The TUC (Trades Union Congress) has released figures showing that average unsecured debt per household in the UK has reached a new peak of just under £15,400.
The research shows an increase of £886 per household in the last year alone, and now totals £428bn collectively as of the third quarter of 2018.
Mortgage debt was excluded from the TUC analysis, but student loan debt was included. Debt from student loans has been increasing significantly in recent years, mainly due to the drastic fee increase in 2012, and smaller increases in the years since.
Since 2008’s economic crisis, Britain has seen an increase of almost 50% in unsecured debt according to the TUC’s research. As a share of household income, unsecured debt has now reached the highest level ever seen, at 30.4%, and the total is far above 2008’s level of £286bn.
The Bank of England released figures estimating the debt to be around half of what the TUC estimates, but did not include student loan debt in their figures. According the the Bank of England, there has been a steady growth in consumer credit since the last quarter of 2016.
The TUC and various other analysts explain the trends shown by their data by citing public spending cuts due to government austerity measures, as well as a lack of significant wage growth in recent years.
The trade union body claims that people are now actually worse off than before 2008’s financial crisis as millions are dependent on borrowing in order to make ends meet. The TUC cites zero-hours contracts and the ‘gig economy’ as being other contributing factors to this bleak state of affairs.
This echoes a statement made by Andy Haldane, The Bank of England’s chief economist, when he described the gig economy as being the culprit for a decade’s worth of stagnated wage growth across Britain.

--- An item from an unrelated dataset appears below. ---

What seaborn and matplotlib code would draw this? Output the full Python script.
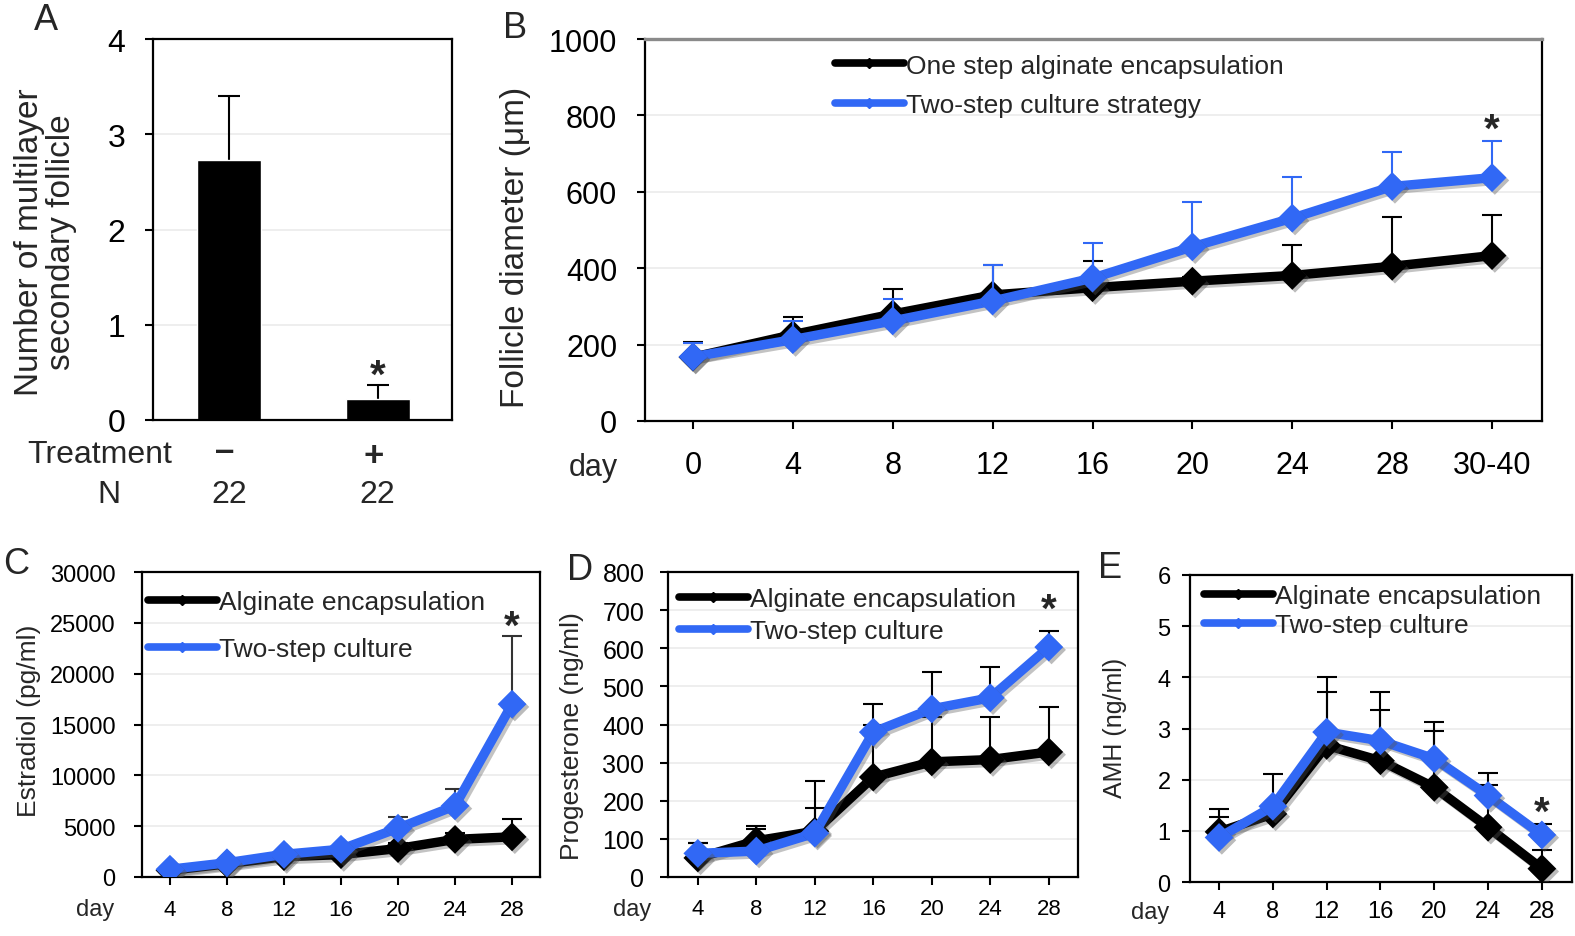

Frances O’Grady, the TUC general secretary, condemned the government’s reliance on household debt to bolster the economy, saying: “Household debt is at crisis level. Years of austerity and wage stagnation has pushed millions of families deep into the red. The government is skating on thin ice by relying on household debt to drive growth. A strong economy needs people spending wages, not credit cards and loans.”
O’Grady also claims that “our economy is not working for workers. They need stronger rights and bargaining powers” and that minimum wages need to be increased to at least £10 an hour “as quickly as possible”. Despite the National Living Wage due for a rise in April, it will only raise to £8.21 an hour (from the current £7.83) for workers aged 25 and over.
O’Grady believes that trade unions need more freedom to operate within workplaces in order to facilitate increases in wages via collective bargaining.